La sentencia ha sacudido a amplios sectores de la opinión pública que se han sentido seriamente decepcionados por el tenor de la misma. Sin embargo, y si se mira con sosiego, nada tiene de particular.
Es evidente que el capitán Mangouras y su tripulación no hicieron nada para que el buque sufriera una rotura en el casco. Ni con intención ni sin ella. Es evidente que las autoridades del momento se encontraron con una catástrofe inevitable: podía escogerse el acercamiento a puerto de abrigo, el traslado a aguas tranquilas o el bombardeo de la nave para provocar que ardiera una parte del fuel cargado. Es evidente que tuvieron dudas. Incluso puede parecer evidente que cometieron errores. Pero un error no es delito.

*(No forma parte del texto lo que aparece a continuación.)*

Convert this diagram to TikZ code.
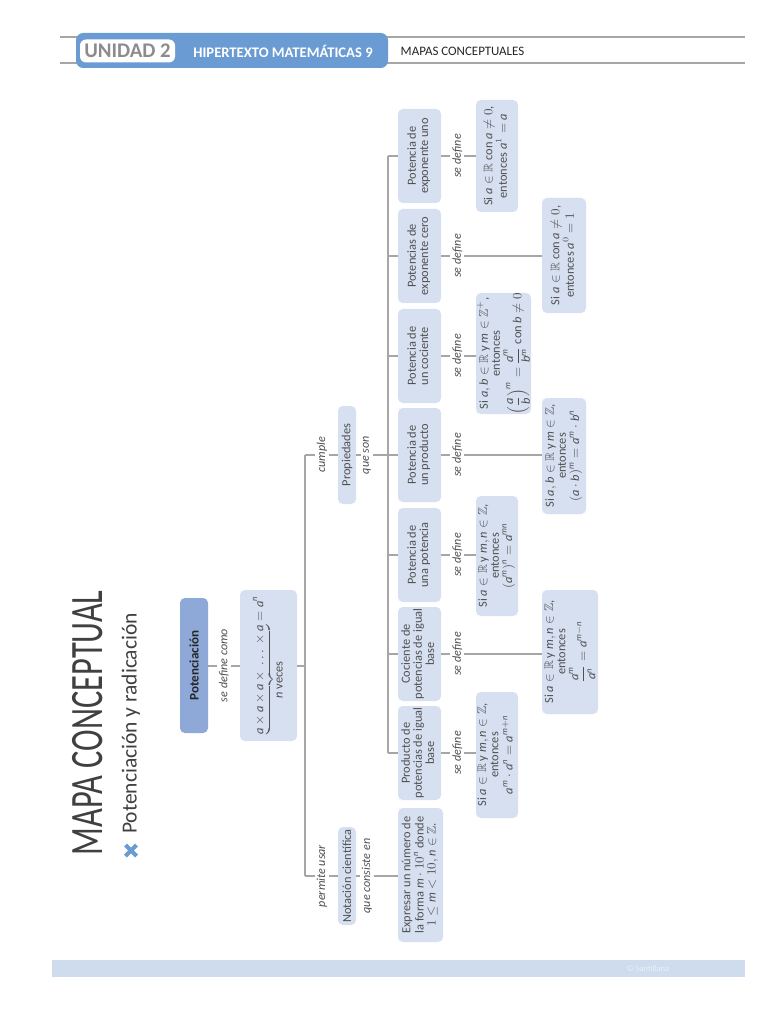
\documentclass[tikz,border=0pt]{standalone}
\usepackage{amsmath,amssymb}
\usepackage{graphicx}
\usepackage{fontspec}
\setmainfont{Carlito}
\definecolor{boxblue}{RGB}{214,224,241}
\definecolor{potblue}{RGB}{142,169,216}
\definecolor{hdrblue}{RGB}{106,155,210}
\definecolor{footblue}{RGB}{207,220,238}
\definecolor{linegray}{RGB}{166,166,166}
\definecolor{txtgray}{RGB}{80,80,80}
\definecolor{titlegray}{RGB}{64,64,64}
\newcommand{\rtx}[1]{\rotatebox{90}{\begin{tabular}{@{}c@{}}#1\end{tabular}}}
\newcommand{\mv}[1]{\mathit{#1}}
\begin{document}
\begin{tikzpicture}[x=0.25mm,y=-0.25mm,
  conn/.style={draw=linegray,line width=0.5mm},
  bx/.style={fill=boxblue,rounded corners=1.2mm,inner sep=0pt,text=txtgray,font=\fontsize{8.8}{8.6}\selectfont},
  sz/.style 2 args={minimum width=#1*0.25mm,minimum height=#2*0.25mm},
  lbl/.style={fill=white,inner sep=1.5pt,text=txtgray,font=\fontsize{8.6}{9}\selectfont\itshape},
]
\useasboundingbox (0,0) rectangle (768,1024);
\fill[white] (0,0) rectangle (768,1024);
% header
\draw[linegray,line width=0.6mm] (60,37) -- (745,37);
\draw[linegray,line width=0.6mm] (60,63) -- (745,63);
\node[fill=hdrblue,rounded corners=1.8mm,sz={312}{35},inner sep=0pt] (hdr) at (232,50.5) {};
\node[fill=white,rounded corners=1.5mm,sz={95}{23},inner sep=0pt,text=black!45,font=\fontsize{14.8}{15}\selectfont\bfseries] (unidad) at (127.5,51) {UNIDAD 2};
\node[text=white,inner sep=0pt,font=\fontsize{10.4}{11}\selectfont\bfseries] (hiper) at (283,51) {HIPERTEXTO MATEMÁTICAS 9};
\node[text=black!85,inner sep=0pt,font=\fontsize{9.2}{10}\selectfont] (mapas) at (462.5,51) {MAPAS CONCEPTUALES};
% footer
\node[fill=footblue,sz={693}{17},inner sep=0pt] (foot) at (398.5,968.5) {};
\node[text=white!55!footblue,inner sep=0pt,font=\fontsize{6}{7}\selectfont] (santi) at (648,968.5) {© Santillana};
% title
\node[text=titlegray,inner sep=0pt,font=\fontsize{33}{33}\selectfont] (title) at (88,723) {\rotatebox{90}{\scalebox{0.70}[1]{MAPA CONCEPTUAL}}};
\node[text=titlegray,inner sep=0pt,font=\fontsize{15.3}{16}\selectfont] (sub) at (131,723.5) {\rotatebox{90}{Potenciación y radicación}};
\draw[hdrblue,line width=1mm] (125.5,845) -- (136.5,856) (125.5,856) -- (136.5,845);
% main nodes
\node[bx,fill=potblue,sz={28}{135},text=black!85,font=\fontsize{9.3}{10}\selectfont\bfseries] (pot) at (194,665.5) {\rotatebox{90}{Potenciación}};
\node[bx,sz={57}{151}] (def) at (268.5,665.5) {\rotatebox{90}{$\displaystyle\underbrace{\mv{a\times a\times a}\times\ \ldots\ \times \mv{a}}_{\textstyle \mv{n}\text{ veces}}=\mv{a}^{\mv{n}}$}};
\node[bx,sz={18}{98}] (prop) at (347,455) {\rotatebox{90}{Propiedades}};
\node[bx,sz={18}{98}] (nota) at (347,876) {\rotatebox{90}{Notación científica}};
\node[bx,sz={45}{134}] (expr) at (420.5,875) {\rtx{Expresar un número de\\la forma $\mv{m}\cdot 10^{\mv{n}}$ donde\\$1\leq \mv{m}<10, \mv{n}\in\mathbb{Z}$.}};
% properties
\node[bx,sz={43}{94}] (p1) at (419.5,753) {\rtx{Producto de\\potencias de igual\\base}};
\node[bx,sz={43}{94}] (p2) at (419.5,654) {\rtx{Cociente de\\potencias de igual\\base}};
\node[bx,sz={43}{94}] (p3) at (419.5,555) {\rtx{Potencia de\\una potencia}};
\node[bx,sz={43}{94}] (p4) at (419.5,455) {\rtx{Potencia de\\un producto}};
\node[bx,sz={43}{94}] (p5) at (419.5,356) {\rtx{Potencia de\\un cociente}};
\node[bx,sz={43}{94}] (p6) at (419.5,256) {\rtx{Potencias de\\exponente cero}};
\node[bx,sz={43}{94}] (p7) at (419.5,156) {\rtx{Potencia de\\exponente uno}};
% results
\node[bx,sz={42}{126}] (r1) at (497,755) {\rtx{Si $\mv{a}\in\mathbb{R}$ y $\mv{m},\mv{n}\in\mathbb{Z}$,\\entonces\\$\mv{a}^{\mv{m}}\cdot \mv{a}^{\mv{n}}=\mv{a}^{\mv{m+n}}$}};
\node[bx,sz={56}{124}] (r2) at (570,652) {\rtx{Si $\mv{a}\in\mathbb{R}$ y $\mv{m},\mv{n}\in\mathbb{Z}$,\\entonces\\$\dfrac{\mv{a}^{\mv{m}}}{\mv{a}^{\mv{n}}}=\mv{a}^{\mv{m-n}}$}};
\node[bx,sz={42}{120}] (r3) at (497,556) {\rtx{Si $\mv{a}\in\mathbb{R}$ y $\mv{m},\mv{n}\in\mathbb{Z}$,\\entonces\\$(\mv{a}^{\mv{m}})^{\mv{n}}=\mv{a}^{\mv{mn}}$}};
\node[bx,sz={44}{116}] (r4) at (564,456) {\rtx{Si $\mv{a},\mv{b}\in\mathbb{R}$ y $\mv{m}\in\mathbb{Z}$,\\entonces\\$(\mv{a}\cdot \mv{b})^{\mv{m}}=\mv{a}^{\mv{m}}\cdot \mv{b}^{\mv{n}}$}};
\node[bx,sz={55}{115}] (r5) at (503.5,353.5) {\rtx{Si $\mv{a},\mv{b}\in\mathbb{R}$ y $\mv{m}\in\mathbb{Z}^+$,\\entonces\\$\left(\dfrac{\mv{a}}{\mv{b}}\right)^{\mv{m}}=\dfrac{\mv{a}^{\mv{m}}}{\mv{b}^{\mv{m}}}$ con $\mv{b}\neq 0$}};
\node[bx,sz={44}{115}] (r6) at (564,255.5) {\rtx{Si $\mv{a}\in\mathbb{R}$ con $\mv{a}\neq 0$,\\entonces $\mv{a}^0=1$}};
\node[bx,sz={42}{112}] (r7) at (497,156) {\rtx{Si $\mv{a}\in\mathbb{R}$ con $\mv{a}\neq 0$,\\entonces $\mv{a}^1=\mv{a}$}};
% junctions
\coordinate (j1) at (305,665.5);
\coordinate (j1top) at (305,455);
\coordinate (j1bot) at (305,876);
\coordinate (j2top) at (388,156);
\coordinate (j2bot) at (388,753);
% connectors
\draw[conn] (pot.east) -- (def.west);
\draw[conn] (def.east) -- (j1);
\draw[conn] (j1top) -- (j1bot);
\draw[conn] (j1top) -- (prop.west);
\draw[conn] (j1bot) -- (nota.west);
\draw[conn] (prop.east) -- (prop.east -| j2top);
\draw[conn] (j2top) -- (j2bot);
\foreach \p in {p1,p2,p3,p4,p5,p6,p7} {\draw[conn] (\p.west -| j2top) -- (\p.west);}
\draw[conn] (nota.east) -- (nota.east -| expr.west);
\draw[conn] (p1.east) -- (p1.east -| r1.west);
\draw[conn] (p2.east) -- (p2.east -| r2.west);
\draw[conn] (p3.east) -- (p3.east -| r3.west);
\draw[conn] (p4.east) -- (p4.east -| r4.west);
\draw[conn] (p5.east) -- (p5.east -| r5.west);
\draw[conn] (p6.east) -- (p6.east -| r6.west);
\draw[conn] (p7.east) -- (p7.east -| r7.west);
% labels
\node[lbl] (l0) at (224,665.5) {\rotatebox{90}{se define como}};
\node[lbl] (l1) at (322,455) {\rotatebox{90}{cumple}};
\node[lbl] (l2) at (367,455) {\rotatebox{90}{que son}};
\node[lbl] (l3) at (322,876) {\rotatebox{90}{permite usar}};
\node[lbl] (l4) at (367,876) {\rotatebox{90}{que consiste en}};
\foreach \p in {p1,p2,p3,p4,p5,p6,p7} {\path (\p.east) ++(16,0) node[lbl] {\rotatebox{90}{se define}};}
\end{tikzpicture}
\end{document}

El delito se define, en primer lugar, porque un hecho esté penado en el Código Penal y, en segundo lugar, que ese hecho lo haya producido su autor con intencionalidad, imprudencia grave o impericia grave. Es evidente que estas notas no se dieron en los imputados y, en consecuencia, la sentencia debe reputarse como razonable, y una muestra de garantía del Estado de Derecho.
La presión política que, en su momento, se canalizó a través de Nunca Mais y de los medios de comunicación en el momento de los hechos, ha desaguado en refugiar una esperanza política en una sentencia . Algo para lo que no están hechos los tribunales de justicia.
Es probable que las autoridades de la época se equivocaran, pero –desde luego- no con alcance penal que es la última ratio del Derecho.
A buen seguro, muchas personas pensarán que con esta sentencia nadie asume responsabilidades políticas. Pero es que las responsabilidades políticas no se ventilan en los juzgados.
El tribunal ha sentenciado lo que cabía esperar.